Exercise prompt. Say how many lines of the material below contain the word "this", with no other words.

** start Data provided **

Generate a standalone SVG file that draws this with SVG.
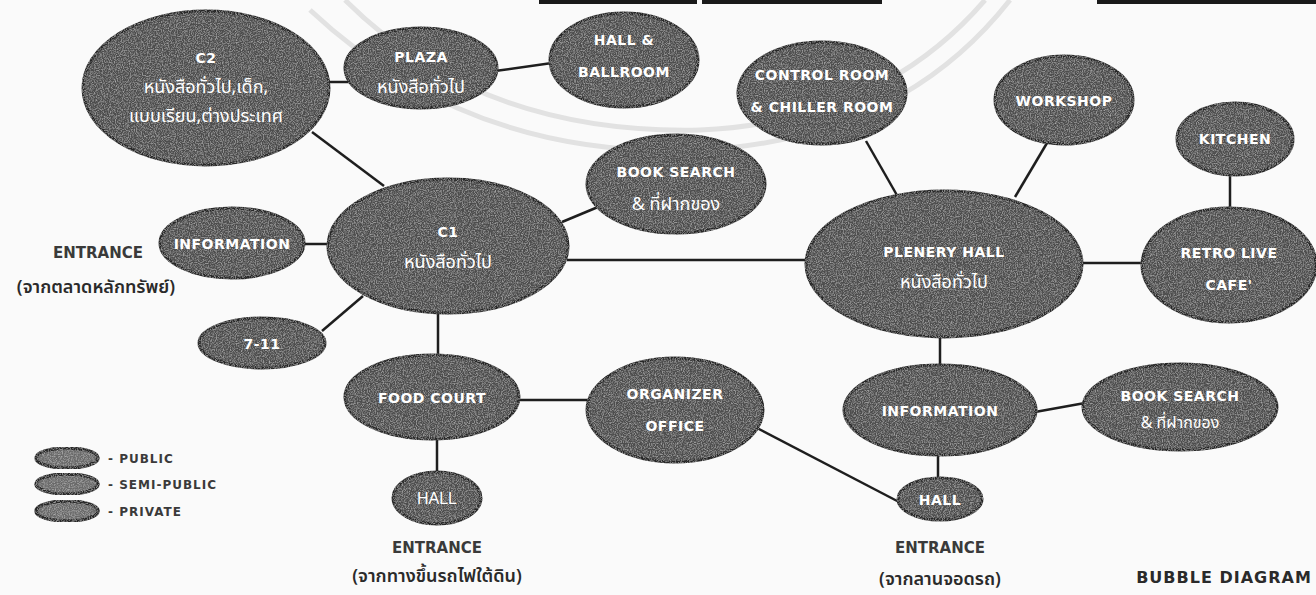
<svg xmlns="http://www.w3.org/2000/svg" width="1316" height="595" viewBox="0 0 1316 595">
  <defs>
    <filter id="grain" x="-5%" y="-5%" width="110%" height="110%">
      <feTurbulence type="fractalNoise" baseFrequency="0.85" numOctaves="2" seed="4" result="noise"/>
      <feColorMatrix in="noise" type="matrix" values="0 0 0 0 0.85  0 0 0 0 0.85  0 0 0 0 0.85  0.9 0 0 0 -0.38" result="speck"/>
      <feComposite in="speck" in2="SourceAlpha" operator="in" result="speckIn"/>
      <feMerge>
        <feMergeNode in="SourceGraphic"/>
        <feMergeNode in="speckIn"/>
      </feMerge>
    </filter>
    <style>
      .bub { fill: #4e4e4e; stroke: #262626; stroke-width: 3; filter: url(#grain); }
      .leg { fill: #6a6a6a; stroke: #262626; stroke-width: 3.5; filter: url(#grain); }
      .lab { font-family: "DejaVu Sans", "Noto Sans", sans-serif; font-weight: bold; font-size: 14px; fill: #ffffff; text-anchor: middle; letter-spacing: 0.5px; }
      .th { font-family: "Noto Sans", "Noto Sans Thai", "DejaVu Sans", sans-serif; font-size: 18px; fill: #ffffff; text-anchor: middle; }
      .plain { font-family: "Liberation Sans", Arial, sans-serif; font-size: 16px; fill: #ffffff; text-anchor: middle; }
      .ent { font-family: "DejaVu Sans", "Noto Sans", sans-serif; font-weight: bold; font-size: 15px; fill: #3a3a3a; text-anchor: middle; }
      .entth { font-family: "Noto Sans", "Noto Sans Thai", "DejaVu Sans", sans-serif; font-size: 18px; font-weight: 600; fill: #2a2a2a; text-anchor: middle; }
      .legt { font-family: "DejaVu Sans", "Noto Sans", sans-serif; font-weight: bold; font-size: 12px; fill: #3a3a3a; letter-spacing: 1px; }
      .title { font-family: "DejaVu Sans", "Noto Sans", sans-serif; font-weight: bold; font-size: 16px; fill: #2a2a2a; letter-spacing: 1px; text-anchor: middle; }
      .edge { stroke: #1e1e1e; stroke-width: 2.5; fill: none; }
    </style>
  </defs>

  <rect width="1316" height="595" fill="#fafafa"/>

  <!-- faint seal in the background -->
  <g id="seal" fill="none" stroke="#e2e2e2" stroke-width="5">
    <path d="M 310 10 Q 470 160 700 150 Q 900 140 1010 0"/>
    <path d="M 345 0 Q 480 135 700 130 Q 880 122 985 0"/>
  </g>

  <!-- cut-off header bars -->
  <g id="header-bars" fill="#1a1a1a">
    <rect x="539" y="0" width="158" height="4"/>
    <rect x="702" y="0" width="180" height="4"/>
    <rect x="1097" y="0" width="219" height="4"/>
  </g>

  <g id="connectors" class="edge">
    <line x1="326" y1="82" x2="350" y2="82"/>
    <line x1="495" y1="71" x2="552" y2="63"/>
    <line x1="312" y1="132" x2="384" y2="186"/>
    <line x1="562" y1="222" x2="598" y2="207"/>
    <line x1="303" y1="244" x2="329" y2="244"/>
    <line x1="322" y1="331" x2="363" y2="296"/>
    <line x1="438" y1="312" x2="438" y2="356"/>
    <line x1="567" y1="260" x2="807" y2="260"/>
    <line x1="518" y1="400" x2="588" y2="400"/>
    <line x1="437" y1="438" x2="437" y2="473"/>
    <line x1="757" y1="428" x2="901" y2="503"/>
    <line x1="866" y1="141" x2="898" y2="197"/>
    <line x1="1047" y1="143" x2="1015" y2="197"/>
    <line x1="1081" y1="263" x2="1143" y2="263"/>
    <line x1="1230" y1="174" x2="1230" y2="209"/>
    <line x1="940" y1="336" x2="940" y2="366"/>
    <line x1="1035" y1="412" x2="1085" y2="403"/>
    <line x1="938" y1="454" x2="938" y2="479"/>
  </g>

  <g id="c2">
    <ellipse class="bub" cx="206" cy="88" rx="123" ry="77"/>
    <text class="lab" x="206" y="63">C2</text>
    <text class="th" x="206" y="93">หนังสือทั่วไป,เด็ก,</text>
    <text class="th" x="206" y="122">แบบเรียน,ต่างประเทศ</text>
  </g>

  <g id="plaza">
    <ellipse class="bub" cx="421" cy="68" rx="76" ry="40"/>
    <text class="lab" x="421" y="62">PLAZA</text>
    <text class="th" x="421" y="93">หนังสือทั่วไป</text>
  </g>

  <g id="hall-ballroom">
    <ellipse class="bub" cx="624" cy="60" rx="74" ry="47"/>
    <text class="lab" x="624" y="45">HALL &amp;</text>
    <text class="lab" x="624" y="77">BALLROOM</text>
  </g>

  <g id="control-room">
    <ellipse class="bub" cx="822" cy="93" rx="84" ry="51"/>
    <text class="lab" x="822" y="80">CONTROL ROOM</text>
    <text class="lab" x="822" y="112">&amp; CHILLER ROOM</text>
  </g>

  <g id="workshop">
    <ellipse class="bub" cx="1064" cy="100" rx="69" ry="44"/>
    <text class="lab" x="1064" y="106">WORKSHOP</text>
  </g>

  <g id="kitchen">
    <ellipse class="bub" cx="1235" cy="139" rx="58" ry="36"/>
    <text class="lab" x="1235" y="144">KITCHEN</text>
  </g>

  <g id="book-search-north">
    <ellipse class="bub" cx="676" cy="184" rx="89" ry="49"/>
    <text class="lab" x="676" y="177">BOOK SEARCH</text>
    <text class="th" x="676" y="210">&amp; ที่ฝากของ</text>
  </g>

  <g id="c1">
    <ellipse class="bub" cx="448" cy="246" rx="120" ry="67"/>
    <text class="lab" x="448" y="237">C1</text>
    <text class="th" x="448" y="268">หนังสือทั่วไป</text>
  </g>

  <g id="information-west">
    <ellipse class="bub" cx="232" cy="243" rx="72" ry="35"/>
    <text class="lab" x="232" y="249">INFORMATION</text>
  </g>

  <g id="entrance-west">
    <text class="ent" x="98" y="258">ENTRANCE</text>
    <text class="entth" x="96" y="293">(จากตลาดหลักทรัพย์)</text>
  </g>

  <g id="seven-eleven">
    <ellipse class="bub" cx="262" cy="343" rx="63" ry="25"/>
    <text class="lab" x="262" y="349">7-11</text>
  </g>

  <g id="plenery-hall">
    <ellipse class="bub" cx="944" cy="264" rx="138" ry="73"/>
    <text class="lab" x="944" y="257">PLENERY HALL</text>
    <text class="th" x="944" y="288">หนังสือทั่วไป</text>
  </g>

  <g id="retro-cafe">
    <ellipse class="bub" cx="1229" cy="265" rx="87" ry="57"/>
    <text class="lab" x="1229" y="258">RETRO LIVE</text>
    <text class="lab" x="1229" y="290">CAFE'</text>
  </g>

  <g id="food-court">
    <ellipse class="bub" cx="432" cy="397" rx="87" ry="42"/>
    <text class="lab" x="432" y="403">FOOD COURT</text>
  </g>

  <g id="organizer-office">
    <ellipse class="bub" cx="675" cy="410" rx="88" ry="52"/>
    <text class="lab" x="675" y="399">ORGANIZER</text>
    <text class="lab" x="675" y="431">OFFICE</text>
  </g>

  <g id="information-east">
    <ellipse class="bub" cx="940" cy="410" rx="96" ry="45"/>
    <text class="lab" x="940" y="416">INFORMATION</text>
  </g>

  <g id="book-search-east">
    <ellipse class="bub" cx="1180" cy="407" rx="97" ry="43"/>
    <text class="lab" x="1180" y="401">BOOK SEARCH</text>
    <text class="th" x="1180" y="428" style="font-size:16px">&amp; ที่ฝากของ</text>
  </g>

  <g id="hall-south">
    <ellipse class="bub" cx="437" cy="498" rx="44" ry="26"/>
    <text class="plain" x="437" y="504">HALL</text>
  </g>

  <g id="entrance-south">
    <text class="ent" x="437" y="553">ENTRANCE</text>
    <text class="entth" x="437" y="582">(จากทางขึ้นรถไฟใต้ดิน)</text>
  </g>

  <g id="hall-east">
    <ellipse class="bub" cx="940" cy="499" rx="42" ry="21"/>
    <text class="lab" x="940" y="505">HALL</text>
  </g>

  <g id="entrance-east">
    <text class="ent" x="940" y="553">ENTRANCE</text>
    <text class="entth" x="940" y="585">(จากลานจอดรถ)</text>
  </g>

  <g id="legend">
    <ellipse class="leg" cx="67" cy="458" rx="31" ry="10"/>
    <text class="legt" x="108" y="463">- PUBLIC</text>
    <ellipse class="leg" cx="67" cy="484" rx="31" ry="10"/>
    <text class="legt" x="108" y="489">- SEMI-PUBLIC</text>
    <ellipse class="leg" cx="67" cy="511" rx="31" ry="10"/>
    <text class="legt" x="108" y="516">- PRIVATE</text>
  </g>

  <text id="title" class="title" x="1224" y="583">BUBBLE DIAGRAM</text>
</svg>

** end Data provided **
** start Data provided **

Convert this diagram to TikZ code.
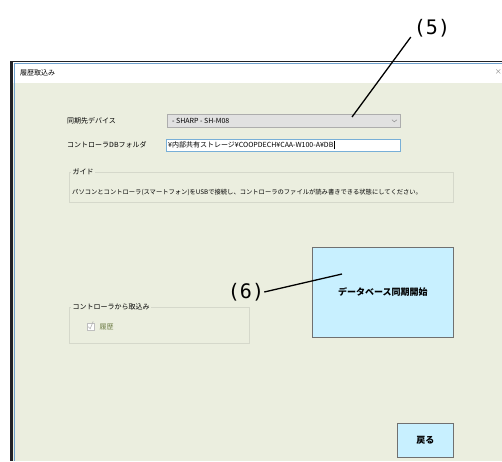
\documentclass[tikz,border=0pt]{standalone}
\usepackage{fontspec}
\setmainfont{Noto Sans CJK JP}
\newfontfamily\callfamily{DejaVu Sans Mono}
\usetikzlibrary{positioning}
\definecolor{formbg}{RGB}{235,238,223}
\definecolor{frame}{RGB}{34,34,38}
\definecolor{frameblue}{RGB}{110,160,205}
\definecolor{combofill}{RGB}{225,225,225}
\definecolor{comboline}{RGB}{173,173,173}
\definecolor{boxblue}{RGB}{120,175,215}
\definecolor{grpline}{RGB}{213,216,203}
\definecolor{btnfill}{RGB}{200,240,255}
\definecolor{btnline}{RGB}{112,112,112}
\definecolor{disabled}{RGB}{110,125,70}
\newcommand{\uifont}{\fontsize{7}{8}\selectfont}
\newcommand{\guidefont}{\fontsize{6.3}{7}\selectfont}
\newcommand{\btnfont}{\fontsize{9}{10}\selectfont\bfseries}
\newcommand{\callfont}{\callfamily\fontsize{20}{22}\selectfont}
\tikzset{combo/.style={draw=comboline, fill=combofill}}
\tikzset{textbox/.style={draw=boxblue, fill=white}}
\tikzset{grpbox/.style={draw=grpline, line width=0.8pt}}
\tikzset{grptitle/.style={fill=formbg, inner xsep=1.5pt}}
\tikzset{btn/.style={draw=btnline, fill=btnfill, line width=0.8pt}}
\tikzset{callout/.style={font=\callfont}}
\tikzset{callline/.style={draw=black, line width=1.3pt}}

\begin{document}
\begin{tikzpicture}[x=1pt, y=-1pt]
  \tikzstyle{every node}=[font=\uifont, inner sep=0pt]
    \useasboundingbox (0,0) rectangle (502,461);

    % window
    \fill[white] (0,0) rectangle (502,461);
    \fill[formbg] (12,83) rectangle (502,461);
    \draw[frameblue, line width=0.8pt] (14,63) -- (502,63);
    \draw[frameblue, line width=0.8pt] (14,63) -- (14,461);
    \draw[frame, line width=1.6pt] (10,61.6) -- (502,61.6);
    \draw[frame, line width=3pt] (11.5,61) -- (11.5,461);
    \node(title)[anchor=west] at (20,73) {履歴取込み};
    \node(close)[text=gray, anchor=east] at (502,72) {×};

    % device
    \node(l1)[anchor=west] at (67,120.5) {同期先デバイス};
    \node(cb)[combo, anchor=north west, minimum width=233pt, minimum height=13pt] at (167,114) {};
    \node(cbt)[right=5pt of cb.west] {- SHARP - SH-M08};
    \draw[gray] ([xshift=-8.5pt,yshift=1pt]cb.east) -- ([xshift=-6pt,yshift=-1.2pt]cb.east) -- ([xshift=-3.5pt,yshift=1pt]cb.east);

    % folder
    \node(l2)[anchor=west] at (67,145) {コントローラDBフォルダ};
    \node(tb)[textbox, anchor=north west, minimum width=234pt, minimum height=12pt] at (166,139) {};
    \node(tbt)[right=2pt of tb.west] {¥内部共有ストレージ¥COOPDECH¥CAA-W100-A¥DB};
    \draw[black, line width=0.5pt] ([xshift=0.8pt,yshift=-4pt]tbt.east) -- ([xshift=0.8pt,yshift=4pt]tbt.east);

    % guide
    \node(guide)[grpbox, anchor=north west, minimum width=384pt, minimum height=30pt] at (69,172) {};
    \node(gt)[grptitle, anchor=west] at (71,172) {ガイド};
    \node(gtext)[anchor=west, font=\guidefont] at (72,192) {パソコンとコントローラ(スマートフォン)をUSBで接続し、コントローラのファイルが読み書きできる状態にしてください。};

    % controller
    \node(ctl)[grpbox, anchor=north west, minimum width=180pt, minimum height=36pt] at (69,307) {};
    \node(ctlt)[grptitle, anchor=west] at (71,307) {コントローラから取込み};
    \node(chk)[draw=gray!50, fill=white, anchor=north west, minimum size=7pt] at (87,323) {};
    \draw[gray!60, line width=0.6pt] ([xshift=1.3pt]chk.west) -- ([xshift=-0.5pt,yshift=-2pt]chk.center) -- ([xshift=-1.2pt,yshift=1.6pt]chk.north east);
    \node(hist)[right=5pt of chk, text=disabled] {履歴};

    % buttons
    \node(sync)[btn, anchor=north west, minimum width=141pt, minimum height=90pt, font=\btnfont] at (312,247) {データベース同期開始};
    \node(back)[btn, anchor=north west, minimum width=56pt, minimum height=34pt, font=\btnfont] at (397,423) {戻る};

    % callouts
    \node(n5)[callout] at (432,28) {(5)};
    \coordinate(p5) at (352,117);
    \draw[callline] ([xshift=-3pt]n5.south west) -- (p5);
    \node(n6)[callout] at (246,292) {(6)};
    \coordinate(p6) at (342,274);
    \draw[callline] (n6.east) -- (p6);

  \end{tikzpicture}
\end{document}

** end Data provided **

Task solution. 2